A growing number of Michigan fans have settled on the belief that the program will never compete with the college football elite.

In spite of having one of the highest paid head coaches, one of the top athletic facilities in all of college football and a recruiting class that traditionally finishes ranked as one of the best in the nation, many Michigan fans have completely given up on the idea that the Wolverines will ever compete with the likes of Alabama, Clemson, or Ohio State on a regular basis.

There’s a growing acceptance within the Michigan fan base that this is what the Michigan Football program is: a seven to ten win program, an annual third place finisher within its own division and a program that might beat Ohio State once every ten years or so.

For those within the fan base who still hold the Michigan Football program to a much higher standard, the suggestion of accepting this “new normal” feels like some terrifying episode of The Twilight Zone where up is down, down is up and nothing makes sense.

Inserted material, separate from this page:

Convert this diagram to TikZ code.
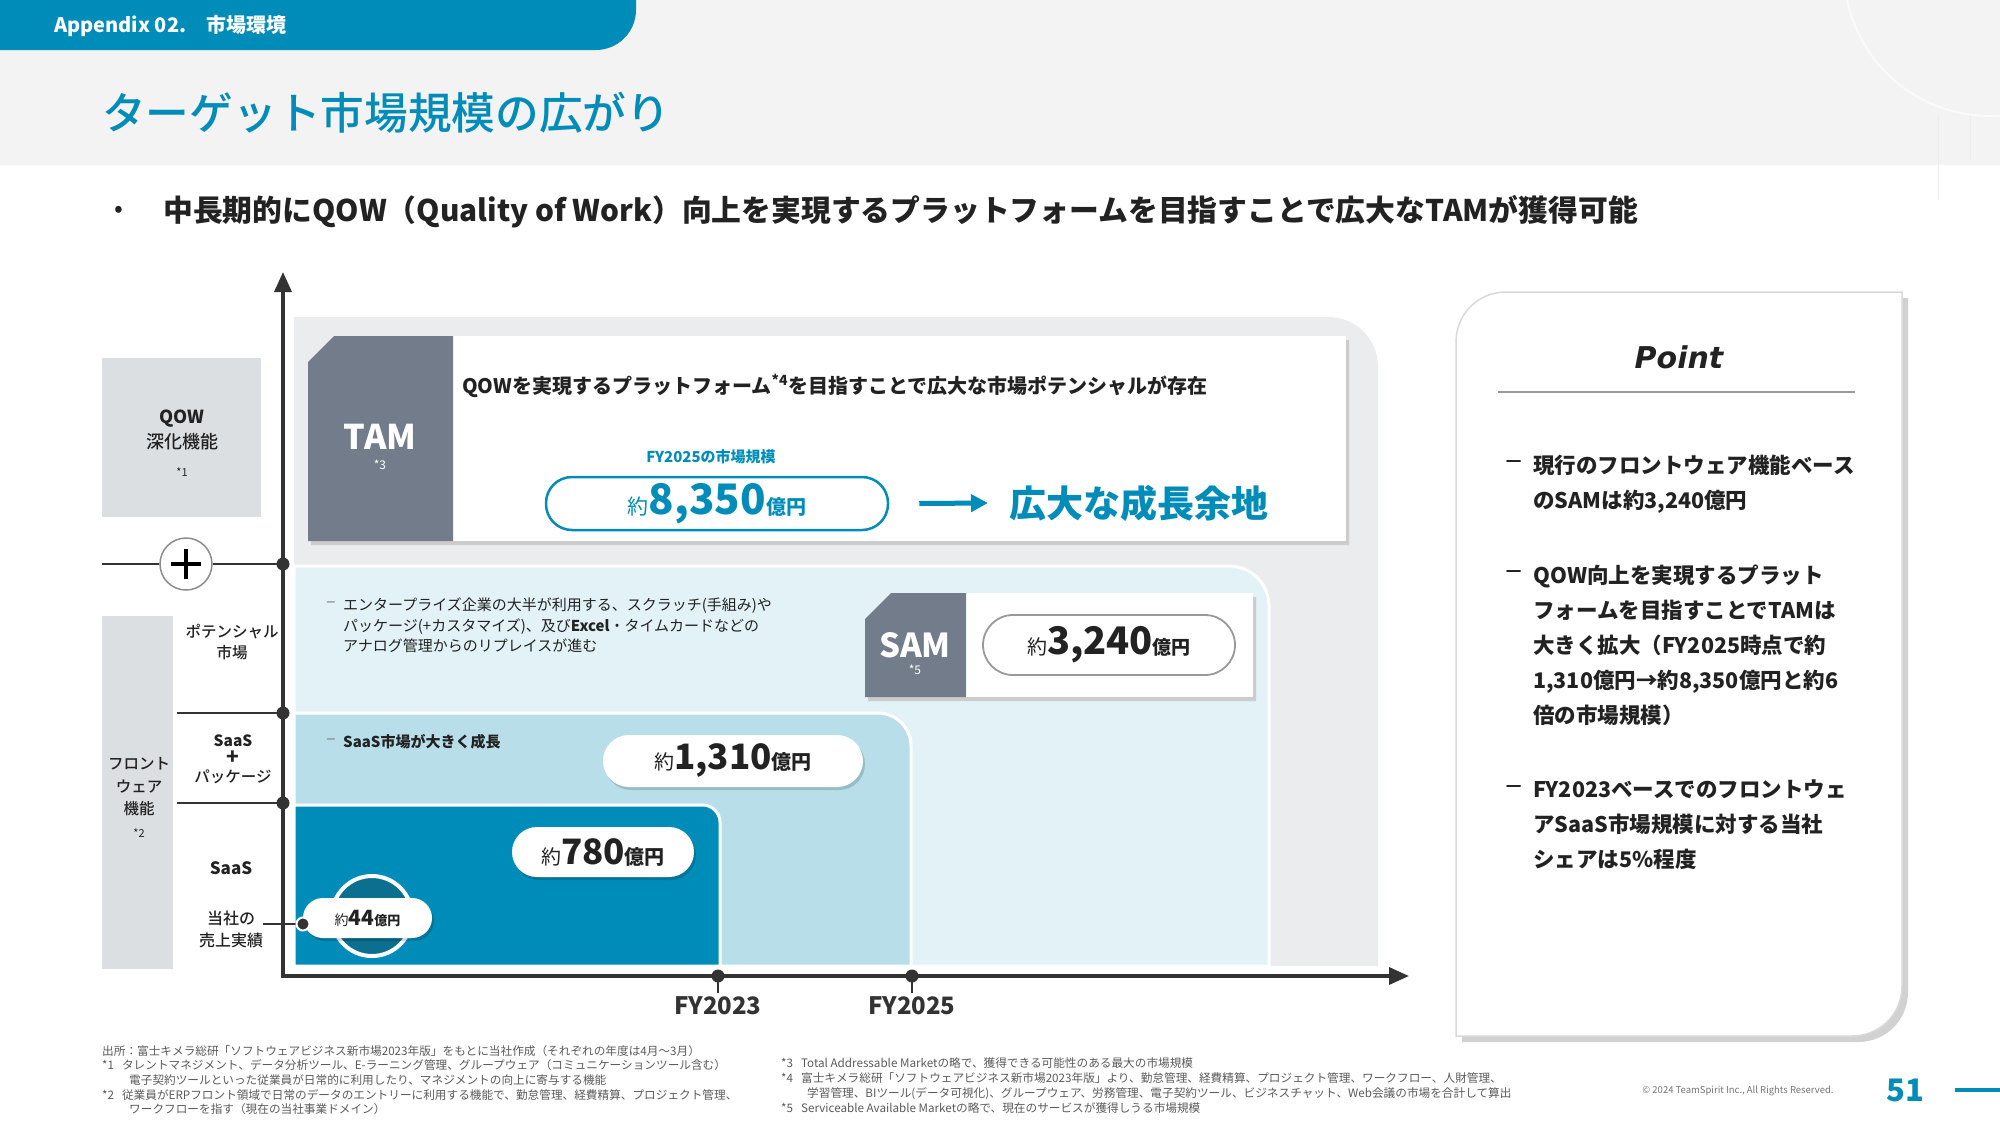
\documentclass[tikz,border=0pt]{standalone}
\usepackage{fontspec}
\setmainfont{Noto Sans CJK JP}
\newfontfamily\jpmed{Noto Sans CJK JP Medium}
\newfontfamily\pointfont{DejaVu Sans Bold Oblique}
\usetikzlibrary{arrows.meta,shadows}
\definecolor{brand}{RGB}{0,140,184}
\definecolor{hdbg}{RGB}{243,243,243}
\definecolor{tamgray}{RGB}{234,236,238}
\definecolor{potblue}{RGB}{226,242,247}
\definecolor{midblue}{RGB}{184,223,233}
\definecolor{ringteal}{RGB}{11,111,143}
\definecolor{tabgray}{RGB}{115,124,139}
\definecolor{boxgray}{RGB}{220,223,226}
\definecolor{ink}{RGB}{34,34,34}
\definecolor{axcol}{RGB}{51,51,51}
\definecolor{notegray}{RGB}{90,90,90}
\newcommand\sz[1]{\fontsize{#1}{#1}\selectfont}
\newcommand\oku[4]{{\sz{#1}約}{\sz{#2}\bfseries #3}{\sz{#4}\bfseries 億円}}

\begin{document}
\begin{tikzpicture}[x=1pt,y=-1pt,every node/.style={inner sep=0pt,text=ink},
 ax/.style={axcol,line width=3.5pt,line cap=rect},lead/.style={axcol,line width=1.4pt},
 pill/.style={fill=white,rounded corners=#1,drop shadow={shadow xshift=2pt,shadow yshift=-3pt,fill=black,opacity=.16}},
 tab/.style={fill=tabgray},lbl/.style={align=center},
 note/.style={anchor=north west,align=left,text=notegray,font=\fontsize{11.65}{14.7}\selectfont}]
\useasboundingbox (0,0) rectangle (2000,1125);
\fill[hdbg] (0,0) rectangle (2000,165);
\draw[white,line width=2pt,opacity=.6] (1990,-30) circle[radius=146];
\draw[black!7,line width=1pt] (1938,115) -- (1938,200) (1970,115) -- (1970,160);
\fill[brand] (0,0) -- (636,0) -- (636,10) .. controls (636,32) and (618,50) .. (596,50) -- (0,50) -- cycle;
\node[anchor=west,text=white,font=\sz{20}\bfseries] (sect) at (54,26) {Appendix 02.　市場環境};
\node[anchor=west,text=brand,font=\jpmed\sz{43.7}] (title) at (102,113) {ターゲット市場規模の広がり};
\node[font=\sz{26}] (bul) at (119,212) {•};
\node[anchor=west,font=\sz{29.8}\bfseries] (headline) at (163,212) {中長期的にQOW（Quality of Work）向上を実現するプラットフォームを目指すことで広大なTAMが獲得可能};
% market areas
\fill[tamgray] (294,966) -- (294,317) -- (1328,317) .. controls (1356,317) and (1378,339) .. (1378,367) -- (1378,966) -- cycle;
\filldraw[fill=potblue,draw=white,line width=3pt] (294,966) -- (294,566) -- (1229,566) .. controls (1251,566) and (1269,584) .. (1269,606) -- (1269,966) -- cycle;
\filldraw[fill=midblue,draw=white,line width=3pt] (294,966) -- (294,713) -- (878,713) .. controls (896,713) and (911,728) .. (911,746) -- (911,966) -- cycle;
\filldraw[fill=brand,draw=white,line width=3pt] (294,966) -- (294,805) -- (703,805) .. controls (712,805) and (720,813) .. (720,822) -- (720,966) -- cycle;
% TAM
\fill[black!20,shift={(3,4)}] (308,362) -- (334,336) -- (1346,336) -- (1346,541) -- (308,541) -- cycle;
\fill[white] (453,336) rectangle (1346,541);
\fill[tab] (308,362) -- (334,336) -- (453,336) -- (453,541) -- (308,541) -- cycle;
\node[text=white,font=\sz{34}\bfseries] (tam) at (380,437) {TAM};
\node[text=white,font=\sz{12}] (tamref) at (380,465) {*3};
\node[anchor=west,font=\sz{20}\bfseries] (tamdesc) at (462,386) {QOWを実現するプラットフォーム\textsuperscript{*4}を目指すことで広大な市場ポテンシャルが存在};
\node[text=brand,font=\sz{15}\bfseries] (fylbl) at (711,457) {FY2025の市場規模};
\node[draw=brand,line width=2.5pt,fill=white,rounded corners=26pt,minimum width=342pt,minimum height=53pt,text=brand] (tampill) at (717,503.5) {\oku{21}{42}{8,350}{20}};
\node[anchor=west,text=brand,font=\sz{37}\bfseries] (growth) at (1009,503) {広大な成長余地};
\draw[brand,line width=5pt,-{Triangle[length=17pt,width=17pt]}] ([xshift=30pt]tampill.east) -- ([xshift=-21pt]growth.west);
% SAM
\fill[black!20,shift={(3,4)}] (865,619) -- (891,593) -- (1253,593) -- (1253,697) -- (865,697) -- cycle;
\fill[white] (966,593) rectangle (1253,697);
\fill[tab] (865,619) -- (891,593) -- (966,593) -- (966,697) -- (865,697) -- cycle;
\node[text=white,font=\sz{33}\bfseries] (sam) at (915,645) {SAM};
\node[text=white,font=\sz{12}] (samref) at (915,670) {*5};
\node[draw=black!40,line width=1.8pt,fill=white,rounded corners=30pt,minimum width=252pt,minimum height=60pt] (sampill) at (1109,645) {\oku{20}{38}{3,240}{19}};
\node[anchor=west,text=black!50,font=\sz{18}] (dasha) at (326,605) {–};
\node[anchor=north west,align=left,font=\fontsize{15}{20.5}\selectfont] (enttxt) at (343,598) {エンタープライズ企業の大半が利用する、スクラッチ(手組み)や\\パッケージ(+カスタマイズ)、及び\textbf{Excel}・タイムカードなどの\\アナログ管理からのリプレイスが進む};
\node[anchor=west,text=black!50,font=\sz{18}] (dashb) at (326,742) {–};
\node[anchor=west,font=\sz{15}\bfseries] (saasgrow) at (343,742) {SaaS市場が大きく成長};
% amounts
\filldraw[fill=ringteal,draw=white,line width=4pt] (372,916) circle[radius=40];
\node[pill=26pt,minimum width=260pt,minimum height=52pt] (p1310) at (733,761) {\oku{20}{35}{1,310}{20}};
\node[pill=25pt,minimum width=182pt,minimum height=50pt] (p780) at (603,852) {\oku{20}{35}{780}{20}};
\node[pill=20pt,minimum width=129pt,minimum height=40pt] (p44) at (367.5,918) {\oku{14}{21}{44}{13}};
% left labels
\fill[boxgray] (102,358) rectangle (261,517);
\node[lbl,font=\jpmed\fontsize{18}{25}\selectfont] (qow) at (182,429.5) {\textbf{QOW}\\深化機能};
\node[font=\sz{11}] (qowref) at (182,472) {*1};
\fill[boxgray] (102,616) rectangle (173,969);
\node[lbl,font=\jpmed\fontsize{15.5}{22.5}\selectfont] (front) at (139,787) {フロント\\ウェア\\機能};
\node[font=\sz{11}] (frontref) at (139,833) {*2};
\node[lbl,font=\jpmed\fontsize{15.5}{21}\selectfont] (potlbl) at (232,642) {ポテンシャル\\市場};
\node[lbl,font=\jpmed\fontsize{15.5}{18}\selectfont] (pkglbl) at (233,759) {\textbf{SaaS}\\{\sz{21}\textbf{+}}\\パッケージ};
\node[font=\sz{17}\bfseries] (saaslbl) at (231,868) {SaaS};
\node[lbl,font=\jpmed\fontsize{16}{22}\selectfont] (selflbl) at (231,929) {当社の\\売上実績};
\node[circle,draw=black!45,line width=1.5pt,fill=white,minimum size=52pt] (plus) at (186,564) {};
\draw[line width=4pt] ([xshift=-15pt]plus.center) -- ([xshift=15pt]plus.center) ([yshift=-15pt]plus.center) -- ([yshift=15pt]plus.center);
\coordinate (qowstart) at (102,564);\coordinate (potstart) at (177,713);\coordinate (pkgstart) at (177,803);
\coordinate (selfstart) at (263,924);\coordinate (p44dot) at (303,924);
% axes
\coordinate (orig) at (283,976);\coordinate (ytip) at (283,272);\coordinate (xtip) at (1409,976);
\draw[ax,-{Triangle[length=20pt,width=17pt]}] (orig) -- (ytip);
\draw[ax,-{Triangle[length=20pt,width=17pt]}] (orig) -- (xtip);
\foreach \y/\n in {564/qowcut,713/potcut,803/pkgcut}{\coordinate (\n) at (283,\y);}
\draw[lead] (qowstart) -- (plus.west) (plus.east) -- (qowcut) (potstart) -- (potcut) (pkgstart) -- (pkgcut) (selfstart) -- (p44dot);
\foreach \n in {qowcut,potcut,pkgcut}{\fill[axcol] (\n) circle[radius=6.5];}
\filldraw[fill=axcol,draw=white,line width=2pt] (p44dot) circle[radius=6.5];
\foreach \x/\n/\t in {718/fy23/FY2023,912/fy25/FY2025}{
 \coordinate (\n) at (\x,976);\fill[axcol] (\n) circle[radius=6.5];
 \draw[lead,line width=1.2pt] (\n) -- ++(0,17);
 \node[font=\sz{24}\bfseries,text=axcol] (lbl\n) at (\x,1006) {\t};}
% point
\fill[black!18,shift={(6,6)}] (1456,1036) -- (1456,342) .. controls (1456,314) and (1478,292) .. (1506,292) -- (1902,292) -- (1902,986) .. controls (1902,1014) and (1880,1036) .. (1852,1036) -- cycle;
\filldraw[fill=white,draw=black!15,line width=1.5pt] (1456,1036) -- (1456,342) .. controls (1456,314) and (1478,292) .. (1506,292) -- (1902,292) -- (1902,986) .. controls (1902,1014) and (1880,1036) .. (1852,1036) -- cycle;
\node[font=\pointfont\sz{30}] (pointttl) at (1679,357) {Point};
\coordinate (rulel) at (1498,392);\coordinate (ruler) at (1855,392);
\draw[black!40,line width=1.5pt] (rulel) -- (ruler);
\foreach \y in {465,575,790}{\node[anchor=west,font=\sz{32}] (pdash\y) at (1505,\y) {–};}
\node[anchor=north west,align=left,font=\fontsize{21.5}{35}\selectfont\bfseries] (pt1) at (1533,455) {現行のフロントウェア機能ベース\\のSAMは約3,240億円};
\node[anchor=north west,align=left,font=\fontsize{21.5}{35}\selectfont\bfseries] (pt2) at (1533,565) {QOW向上を実現するプラット\\フォームを目指すことでTAMは\\大きく拡大（FY2025時点で約\\1,310億円→約8,350億円と約6\\倍の市場規模）};
\node[anchor=north west,align=left,font=\fontsize{21.5}{35}\selectfont\bfseries] (pt3) at (1533,780) {FY2023ベースでのフロントウェ\\アSaaS市場規模に対する当社\\シェアは5\%程度};
% notes
\node[note] (srcnote) at (102,1045) {出所：富士キメラ総研「ソフトウェアビジネス新市場2023年版」をもとに当社作成（それぞれの年度は4月～3月）\\{}*1\hspace{8pt}タレントマネジメント、データ分析ツール、E-ラーニング管理、グループウェア（コミュニケーションツール含む）\\\hspace*{27pt}電子契約ツールといった従業員が日常的に利用したり、マネジメントの向上に寄与する機能\\{}*2\hspace{8pt}従業員がERPフロント領域で日常のデータのエントリーに利用する機能で、勤怠管理、経費精算、プロジェクト管理、\\\hspace*{27pt}ワークフローを指す（現在の当社事業ドメイン）};
\node[note,font=\fontsize{11.65}{15.2}\selectfont] (defnote) at (781,1057) {*3\hspace{8pt}Total Addressable Marketの略で、獲得できる可能性のある最大の市場規模\\{}*4\hspace{8pt}富士キメラ総研「ソフトウェアビジネス新市場2023年版」より、勤怠管理、経費精算、プロジェクト管理、ワークフロー、人財管理、\\\hspace*{26pt}学習管理、BIツール(データ可視化)、グループウェア、労務管理、電子契約ツール、ビジネスチャット、Web会議の市場を合計して算出\\{}*5\hspace{8pt}Serviceable Available Marketの略で、現在のサービスが獲得しうる市場規模};
\node[text=black!55,font=\sz{9.5}] (copyr) at (1738,1091) {© 2024 TeamSpirit Inc., All Rights Reserved.};
\node[text=brand,font=\sz{31}\bfseries] (pagenum) at (1905,1090) {51};
\coordinate (pgend) at (2000,1090);
\draw[brand,line width=3.5pt] ([xshift=31pt]pagenum.east) -- (pgend);
\end{tikzpicture}
\end{document}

As it currently stands, Michigan is the all-time winningest program in all of college football with 964 wins. Though Michigan has gone 16 years without a conference title, the Wolverines still hold the record for the most Big Ten titles with 42, hold an all-time winning record against Ohio State (58-51-6), and are the only Big Ten team to have a winning record against every other team within the conference. Michigan is also a football program that, in spite of its lofty academic standards, has signed the No. 1 or No. 2 recruiting class within the Big Ten 17 out of the last 20 years.

With all that being said, It's hard to imagine any legitimate argument to be made for Michigan or its fans to be accepting of anything less than competing with Ohio State for conference championships year in and year out - yet here we are. In order to cope with a 1-15 record against the Buckeyes since 2004, or a 3-10 record in bowl games during that same span, Michigan fans resorted to devaluing a once proud and dominant football program into a mid-tier Big Ten hopeful that has no business competing with the college football elite.

The only question now is whether or not the football program itself is willing to accept and adopt the same low standard that many within the Michigan fan base have already settled on.